Trusts never fail for want of a trustee. If T dies, someone else will be appointed. But the safest thing to do is to have more than one trustee so if one dies you’ll have a backup. Also, the trustee has all the management functions.
The point is that it’s really easy to avoid this rule. This all tends to show why the rule is more or less obsolete.
The Rule in Shelley’s Case
This rule operates to destroy contingent remainders in heirs. Just like always, you (1) classify the interests, (2) apply the rule, then (3) reclassify the interests.
There are four requirements:
1. One instrument
2. Creates a life estate in land in A – the rule only applied to land.

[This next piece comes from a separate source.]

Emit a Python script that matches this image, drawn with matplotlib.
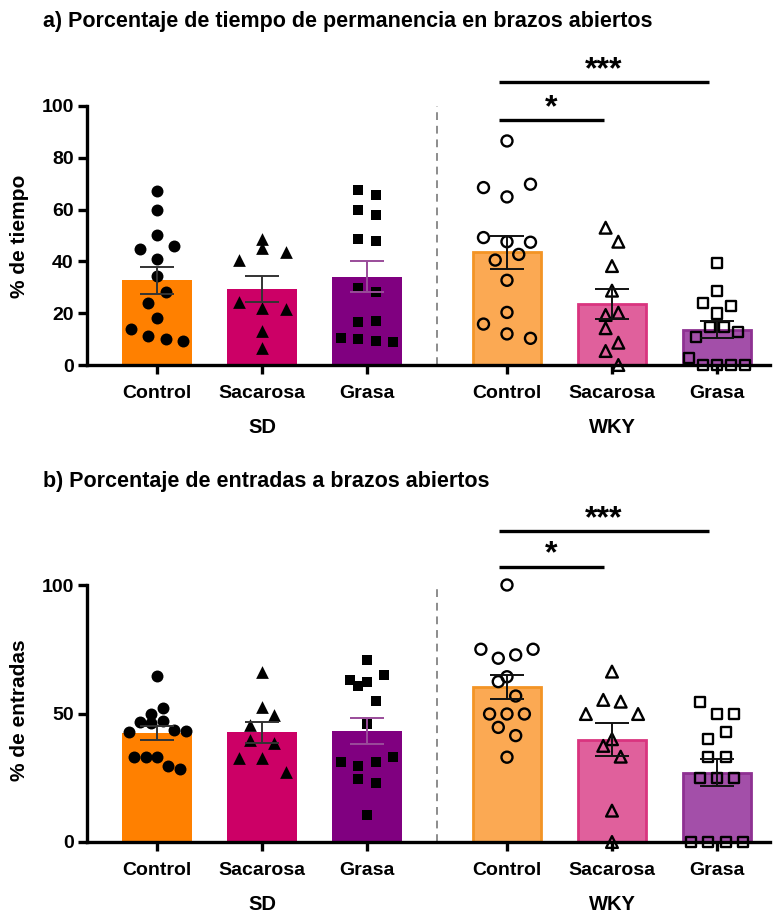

3. Purports to create a remainder in persons described as A’s heirs or the heirs of A’s body
4. Both the life estate and the remainder are of the same quality, i.e. both equitable or both legal
It’s also easy to avoid this rule! The simplest way to get around the rule is to simply use two pieces of paper.
What’s the gift? Effie Seymour gives all her property to a trustee to hold for her son’s benefit during his life, and then upon his death, it’s all to be paid to his “lawful heirs”. Let’s classify the interests!
The trustee would have a legal fee simple absolute. William would have an equitable life estate. William’s “lawful heirs” would have an equitable contingent remainder in fee simple absolute. That remainder is contingent because the heirs are unascertained as long as William is alive.
What is William’s widow upset about? She thinks that when her husband died, he left her all of his property. She wants to prove that he actually had a fee simple absolute and that now she has it. She believes that William got a fee simple absolute under his mother’s will under the Rule in Shelley’s Case.
William’s widow says that we have one instrument that gives a life estate in William and purports to create a remainder in William’s “lawful heirs”. Finally, William’s widow claims that William’s life estate and the heirs’ remainder are in trust, and therefore they are both equitable and of the same quality. Therefore, she argues, the Rule in Shelley’s Case applies. When that rule applies, it makes it such that the remainder is also in the life tenant. The interests merge together, and the person who looks like he had a life estate actually gets a fee simple absolute.
On the other hand, the people who would be William’s heirs claim that they have an interest in this property as well. The court goes through the interests and applies the rule.
Is the court concerned with Effie’s intent? Effie’s intent doesn’t seem to be followed. But that’s the point of the rule!!! These are intent-defeating rules! So if you don’t like it, tough! These rules favoring free marketability are considered so important that they defeat competing policies such as freedom to write your will any way you want.
You could use the word “heirs” to mean different things. Did she “really mean it” when she said “heirs”? Is there something in the will that might lead one to believe that she wasn’t using the word in its usual technical sense?
What kind of estate did the trustee have? What difference does it make? What did the heirs argue? We have to determine if both the life estate and the remainder are of the same quality. That is, are they both equitable or both legal? The heirs say that as soon as William died, the trust terminated and the property went to them as a legal fee simple absolute. They argue that their estate was legal, while William’s estate was legal, and therefore the rule shouldn’t apply. But the court disagrees.
The court says that the trustee has the legal fee simple absolute. Therefore, all the other interests must be equitable. The court also says that you don’t look at this after William dies. Instead, you look at the interests that are created at the time the interest is created. At the time that Effie died, it is clear that the interests in William and the heirs are both equitable. That is the relevant time to look. Don’t look after William dies.